My Year on Micro.blog
I had a lot fun writing and publishing on micro.blog this year, and also looking back and picking out these (for me) highlights.
I started the year with the final (so far) part of my curriculum vitae series. The one where I found my dream job:
There was no welcome… it stank of piss. The only redeeming factor was that none of the inmates seemed able to move.
The beauty of the whole endeavour was that people needing care were no longer seen as tasks to be performed and checked off on a list, but as people who had lives, stories, senses of humour, wants and needs like everyone else.
Such a great thing could obviously have no future.
On the power of writing:
Having an hour or so in relatively undisturbed peace and quiet just to write whatever comes into my head has felt very therapeutic. I feel like something significant has changed within me, for the better.
On journaling:
Journaling is like legacy microblogging minus the passive aggressive bullshit and wit.
On the power of memory:
Nothing was where Jim remembered it. Like his hat, they were very much alive in Jim’s memory, but in the world we walked in the goalposts had literally moved, the final whistle had blown, and everyone had gone home except Jim.
On travelling abroad for the first time:
It all felt utterly surreal to me then, like being stranded on another planet, adrift in my bunk bed, alone in the halls of a spacecraft listening to the crickets and the ghostly sounds of train hours.
On local democracy:
The event itself was a repeat of several resident surveys and failed plans over the past twenty years or so. The problems are always the same. The responses from the council are always the same.
On my four year old’s analysis of the state of British politics after the results of the May General Election:
You can clearly see the Labour supermajority in red, and the Tory wipeout in blue. That they are two cheeks of the same backside is encapsulated in the red triangle atop the blue square in the centre.
On the state of our national game:
Nowadays managers - or coaches - are often restricted to, well, coaching players in training and on match days, and speaking to the media before and after games. They are seen as specialists rather than all-rounders, and more specialists from the world of finance are brought in to fire the tea ladies…
A clear and obvious error, if ever there was one, and yet we are forced to watch repeat after repeat, week after week of him getting it wrong. A bald man somehow getting balder…

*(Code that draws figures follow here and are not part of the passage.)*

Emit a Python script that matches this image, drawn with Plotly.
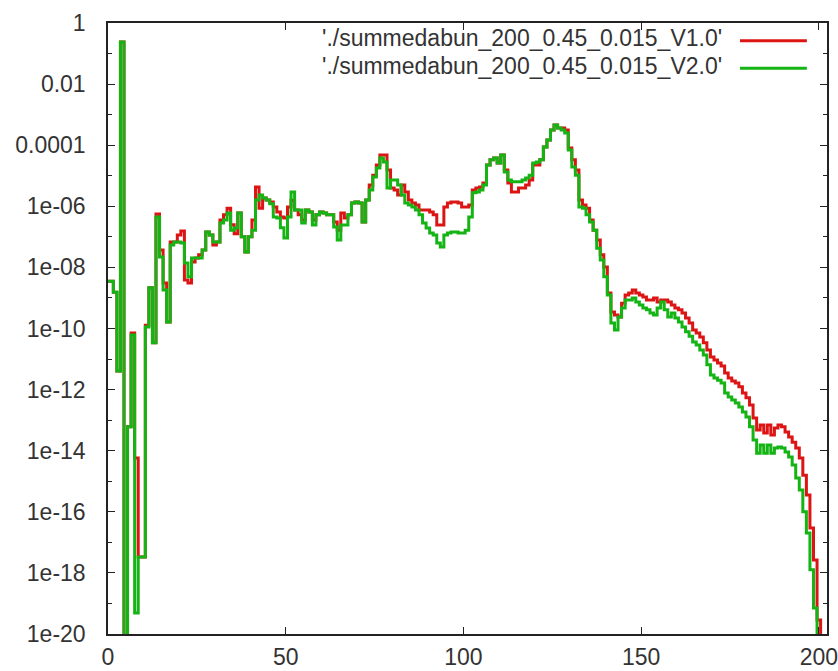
import plotly.graph_objects as go

# bin index (mass number)
bins = list(range(0, 202))

# log10 of summed abundance, V2.0 (green); None = zero abundance
log_v2 = [
    -8.45, -8.45, -8.81, -11.39, -0.62, None, -13.22, -10.21, -19.31, -17.48,
    -17.48, -9.95, -8.67, -10.47, -6.35, -7.66, -8.74, -9.79, -7.27, -7.17,
    -7.17, -7.20, -7.86, -8.31, -7.69, -7.69, -7.69, -7.43, -6.84, -6.94,
    -7.17, -7.17, -6.55, -6.45, -6.22, -6.78, -6.71, -6.22, -7.00, -7.50,
    -7.00, -6.78, -5.79, -5.63, -5.73, -5.79, -5.92, -6.35, -6.38, -6.70,
    -7.04, -6.35, -5.53, -6.12, -6.12, -6.55, -6.12, -6.19, -6.61, -6.28,
    -6.19, -6.22, -6.28, -6.28, -6.68, -7.10, -6.61, -6.61, -6.28, -5.89,
    -5.86, -5.89, -6.51, -5.79, -5.47, -5.04, -4.75, -4.42, -4.55, -5.40,
    -5.14, -5.14, -5.30, -5.63, -5.89, -5.96, -6.02, -6.12, -6.28, -6.55,
    -6.71, -6.87, -6.94, -7.20, -7.33, -6.94, -6.87, -6.84, -6.84, -6.87,
    -6.87, -6.78, -6.35, -5.56, -5.53, -5.47, -5.30, -4.65, -4.48, -4.42,
    -4.58, -4.32, -4.88, -5.14, -5.20, -5.20, -5.20, -5.14, -5.07, -4.98,
    -4.58, -4.55, -4.48, -4.06, -3.83, -3.50, -3.34, -3.44, -3.50, -3.60,
    -4.16, -4.71, -4.98, -6.02, -6.06, -6.28, -6.51, -6.78, -7.37, -7.76,
    -8.31, -8.90, -9.82, -10.05, -9.62, -9.33, -9.07, -9.07, -9.00, -9.13,
    -9.23, -9.33, -9.39, -9.49, -9.56, -9.33, -9.13, -9.39, -9.62, -9.49,
    -9.66, -9.79, -9.95, -10.11, -10.25, -10.44, -10.54, -10.70, -10.87, -11.19,
    -11.52, -11.62, -11.69, -11.78, -12.11, -12.24, -12.34, -12.44, -12.57, -12.73,
    -12.90, -13.22, -13.65, -14.08, -13.81, -14.08, -13.81, -14.08, -13.91, -13.88,
    -13.91, -14.04, -14.21, -14.47, -14.89, -15.29, -16.00, -16.69, -17.90, -19.15,
    None, None,
]

# log10 of summed abundance, V1.0 (red)
log_v1 = [
    -8.45, -8.45, -8.81, -11.39, -0.62, None, -13.22, -10.15, -14.24, -17.48,
    -17.48, -9.89, -8.67, -10.47, -6.25, -7.43, -8.51, -9.79, -7.17, -7.17,
    -6.94, -6.81, -8.41, -8.51, -7.82, -7.69, -7.59, -7.43, -6.84, -6.94,
    -7.27, -7.17, -6.45, -6.28, -6.06, -6.60, -6.90, -6.22, -7.00, -7.50,
    -7.00, -6.45, -5.37, -6.06, -5.73, -5.79, -5.86, -6.02, -6.19, -6.35,
    -6.38, -6.02, -5.80, -6.12, -6.28, -6.45, -6.12, -6.19, -6.45, -6.28,
    -6.19, -6.22, -6.28, -6.28, -6.51, -6.78, -6.22, -6.38, -6.28, -5.89,
    -5.86, -5.89, -6.51, -5.79, -5.30, -4.98, -4.65, -4.32, -4.32, -4.81,
    -5.40, -5.47, -5.63, -5.30, -5.53, -5.79, -5.89, -5.96, -6.12, -6.12,
    -6.12, -6.19, -6.28, -6.61, -6.61, -6.02, -5.89, -5.86, -5.86, -5.89,
    -6.02, -6.02, -5.96, -5.47, -5.40, -5.37, -5.24, -4.65, -4.48, -4.42,
    -4.58, -4.32, -4.81, -5.24, -5.53, -5.53, -5.40, -5.40, -5.30, -5.14,
    -4.65, -4.65, -4.48, -4.06, -3.83, -3.50, -3.34, -3.44, -3.44, -3.50,
    -4.09, -4.48, -4.81, -5.79, -5.96, -6.06, -6.45, -6.78, -7.10, -7.59,
    -7.99, -8.84, -9.46, -9.56, -9.62, -9.17, -8.90, -8.84, -8.74, -8.84,
    -8.90, -8.97, -9.07, -9.07, -9.00, -9.13, -9.07, -9.07, -9.13, -9.23,
    -9.33, -9.39, -9.49, -9.66, -9.82, -10.05, -10.15, -10.28, -10.47, -10.70,
    -10.93, -11.03, -11.13, -11.23, -11.46, -11.62, -11.72, -11.78, -11.91, -12.11,
    -12.27, -12.50, -12.93, -13.32, -13.16, -13.42, -13.16, -13.49, -13.26, -13.16,
    -13.22, -13.39, -13.55, -13.72, -13.91, -14.24, -14.80, -15.45, -16.53, -17.58,
    -19.54, None,
]

name_v1 = "'./summedabun_200_0.45_0.015_V1.0'"
name_v2 = "'./summedabun_200_0.45_0.015_V2.0'"

y_major = [1, 1e-2, 1e-4, 1e-6, 1e-8, 1e-10, 1e-12, 1e-14, 1e-16, 1e-18, 1e-20]
y_major_text = ["1", "0.01", "0.0001", "1e-06", "1e-08", "1e-10", "1e-12",
                "1e-14", "1e-16", "1e-18", "1e-20"]
y_minor = [1e-1, 1e-3, 1e-5, 1e-7, 1e-9, 1e-11, 1e-13, 1e-15, 1e-17, 1e-19]
x_ticks = [0, 50, 100, 150, 200]

ZERO = 1e-30  # zero abundance: drawn below the axis floor


def to_abund(logs):
    return [ZERO if e is None else 10 ** e for e in logs]


RED = "#dc1414"
GREEN = "#14b414"
TXT = "#333333"
FONT = "Liberation Sans"
FS = 23

fig = go.Figure()
fig.add_trace(go.Scatter(x=bins, y=to_abund(log_v1), mode="lines", name=name_v1,
                         line=dict(color=RED, width=3, shape="hvh")))
fig.add_trace(go.Scatter(x=bins, y=to_abund(log_v2), mode="lines", name=name_v2,
                         line=dict(color=GREEN, width=3, shape="hvh")))

fig.update_layout(
    width=838, height=671,
    margin=dict(l=108, r=11, t=23, b=37),
    paper_bgcolor="white", plot_bgcolor="white",
    showlegend=False,
    font=dict(family=FONT, size=FS, color=TXT),
)
fig.update_xaxes(
    range=[0, 202.3], tickvals=x_ticks, ticktext=[str(v) for v in x_ticks],
    ticks="inside", ticklen=7, tickwidth=1.2, tickcolor="#222",
    showline=True, linecolor="#222", linewidth=1.5, mirror="ticks",
    showgrid=False, zeroline=False, ticklabelstandoff=2, automargin=False,
    ticklabeloverflow="allow",
    tickfont=dict(family=FONT, size=FS, color=TXT),
)
fig.update_yaxes(
    type="log", range=[-20, 0],
    tickvals=y_major, ticktext=y_major_text,
    ticks="inside", ticklen=7, tickwidth=1.2, tickcolor="#222",
    minor=dict(tickvals=y_minor, ticks="inside", ticklen=4, tickcolor="#222", tickwidth=1.2,
               showgrid=False),
    showline=True, linecolor="#222", linewidth=1.5, mirror="ticks",
    showgrid=False, zeroline=False, ticklabelstandoff=16, automargin=False,
    ticklabeloverflow="allow",
    tickfont=dict(family=FONT, size=FS, color=TXT),
)

# gnuplot-style key: text right-aligned, sample line to its right
key_rows = [(name_v1, RED, 0.975), (name_v2, GREEN, 0.930)]
for label, col, yy in key_rows:
    fig.add_annotation(x=0.857, y=yy, xref="paper", yref="paper", text=label,
                       showarrow=False, xanchor="right", yanchor="middle",
                       font=dict(family=FONT, size=FS, color=TXT))
    fig.add_shape(type="line", xref="paper", yref="paper", x0=0.879, x1=0.972,
                  y0=yy - 0.004, y1=yy - 0.004, line=dict(color=col, width=3))

fig.write_html(
    "out.html",
    config={"displayModeBar": False},
    post_script="document.body.style.margin='0';document.body.style.overflow='hidden';",
)
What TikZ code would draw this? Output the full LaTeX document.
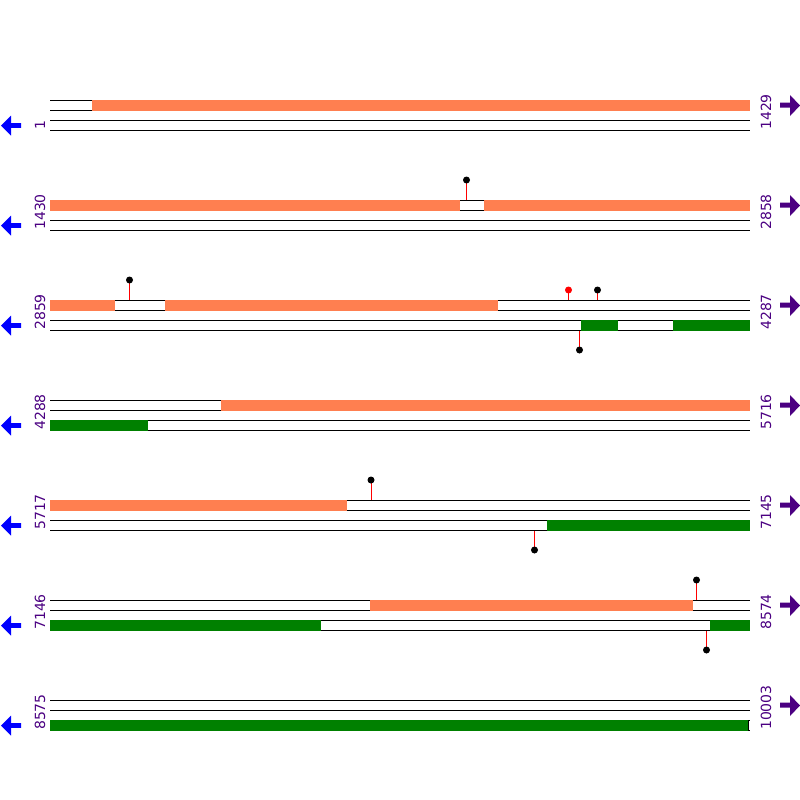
\documentclass[tikz,border=0pt]{standalone}
\usepackage{fontspec}
\setmainfont{DejaVu Sans}
\usetikzlibrary{calc}
\definecolor{coral}{RGB}{255,127,80}
\definecolor{cdsgreen}{RGB}{0,128,0}
\definecolor{indigo}{RGB}{75,0,130}
\tikzset{
  strand/.style={black, line width=1pt},
  fwdbox/.style={fill=coral},
  revbox/.style={fill=cdsgreen},
  stem/.style={red, line width=1pt},
  poslabel/.style={text=indigo, rotate=90, anchor=west, inner sep=0pt,
    font=\fontsize{14}{14}\selectfont},
}

\begin{document}
\begin{tikzpicture}[x=1pt,y=-1pt]
\useasboundingbox[fill=white] (0,0) rectangle (800,800);

% strands, positions and direction arrows
\foreach \r/\first/\last in {1/1/1429, 2/1430/2858, 3/2859/4287, 4/4288/5716,
                             5/5717/7145, 6/7146/8574, 7/8575/10003}{
  \pgfmathsetmacro{\y}{100*\r}
  \draw[strand] (50,\y+0.5) -- (750,\y+0.5);
  \draw[strand] (50,\y+10.5) -- (750,\y+10.5);
  \draw[strand] (50,\y+20.5) -- (750,\y+20.5);
  \draw[strand] (50,\y+30.5) -- (750,\y+30.5);
  \node[poslabel] (first\r) at (40,\y+30) {\first};
  \node[poslabel] (last\r) at (766,\y+30) {\last};
  \fill[blue] (1,\y+25.5) -- (11,\y+15.5) -- (11,\y+23.2) -- (21,\y+23.2)
    -- (21,\y+27.8) -- (11,\y+27.8) -- (11,\y+35.5) -- cycle;
  \fill[indigo] (800,\y+5.5) -- (790,\y-5) -- (790,\y+2.5) -- (780,\y+2.5)
    -- (780,\y+7.5) -- (790,\y+7.5) -- (790,\y+16) -- cycle;
}

% row 1
\fill[fwdbox] (92,100) rectangle (750,111);

% row 2
\fill[fwdbox] (50,200) rectangle (460,211);
\fill[fwdbox] (484,200) rectangle (750,211);
\draw[stem] (466.5,200) -- (466.5,180);
\fill (466.5,180) circle (3.5);

% row 3
\fill[fwdbox] (50,300) rectangle (115,311);
\fill[fwdbox] (165,300) rectangle (498,311);
\fill[revbox] (581,320) rectangle (618,331);
\fill[revbox] (673,320) rectangle (750,331);
\draw[stem] (129.5,300) -- (129.5,280);
\fill (129.5,280) circle (3.5);
\draw[stem] (568.5,300) -- (568.5,290);
\fill[red] (568.5,290) circle (3.5);
\draw[stem] (597.5,300) -- (597.5,290);
\fill (597.5,290) circle (3.5);
\draw[stem] (579.5,331) -- (579.5,350);
\fill (579.5,350) circle (3.5);

% row 4
\fill[fwdbox] (221,400) rectangle (750,411);
\fill[revbox] (50,420) rectangle (148,431);

% row 5
\fill[fwdbox] (50,500) rectangle (347,511);
\fill[revbox] (547,520) rectangle (750,531);
\draw[stem] (371,500) -- (371,480);
\fill (371,480) circle (3.5);
\draw[stem] (534.5,531) -- (534.5,550);
\fill (534.5,550) circle (3.5);

% row 6
\fill[fwdbox] (370,600) rectangle (693,611);
\fill[revbox] (50,620) rectangle (321,631);
\fill[revbox] (710,620) rectangle (750,631);
\draw[stem] (696.5,600) -- (696.5,580);
\fill (696.5,580) circle (3.5);
\draw[stem] (706.5,631) -- (706.5,650);
\fill (706.5,650) circle (3.5);

% row 7
\fill[revbox] (50,720) rectangle (747.5,731);
\draw[strand] (748.5,720) -- (748.5,731);
\end{tikzpicture}
\end{document}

Working from home has given me the time and space to transform how I work for the better. I’m better organised, more thoughtful, less rushed and distracted. I can honestly say that I’m now the most productive I’ve ever been thanks to a more comfortable, relaxed and focussed personal workspace.
On cheese:
Double Gloucester. Trump-like appearance, but that doesn’t mean it’s not a vote-winner. Biden-like quality: good all-rounder, mild, creamy, child-friendly, goes with most things, melts easily. Oily.
On the death-grip of neoliberalism:
Neoliberalism doesn’t change, and the more that the people are subjected to its bad decisions, its lust for war, for death, for oil, for money, for making the rich richer and the poor poorer, the harder it gets for people to change, and the fewer good decisions are made.
If you like guns, shooting people, torture, (mock) executions, (child) kidnapping, (attempted) murder, blackmail, gambling, Russian Roulette, cyber-stalking, identity theft, mob rule and police corruption, you’ll probably like Person of Interest.
On Lincolnshire sausages:
A special treat then was boiled sausages for breakfast. The skins would fall off, and we ate them with white bread soaked in the soup or broth they created in the pan along with a dash of English mustard.
On living and breathing music:
It’s hard not to love such amazing musicianship, singing and songs, all performed with unconfined joy in the moment.
And:
I do wonder if sometimes songs speak to me even when I’m not actively listening? When I do pay attention to the words they do carry meaning for me. They just needed to be heard.
On journaling (again):
Doing this work has made sense of a lot of daily, weekly and monthly events, habits, routines, scenarios, relationships, that otherwise would have remained loosely connected, strung together like the Christmas tree lights every year when you take them out of the box you left them in in January. In a mess, tangled up, half-working.
On the bales:
My fingertips took several days to regrow. I had fifty pence deducted from my wages for the cost of replenishing the first aid kit, and received a straight knockout for bleeding on the ropes.
On writing (again):
I write for me. It helps me breathe and to feel alive.
On local democracy (again):
If you’re lucky, you might see something done after a year or two of complaining.
On driving (and living):
Always look ahead as far as possible.
On Al:
We think Al is dumb. But we elect dumber, and Al will only get less dumb.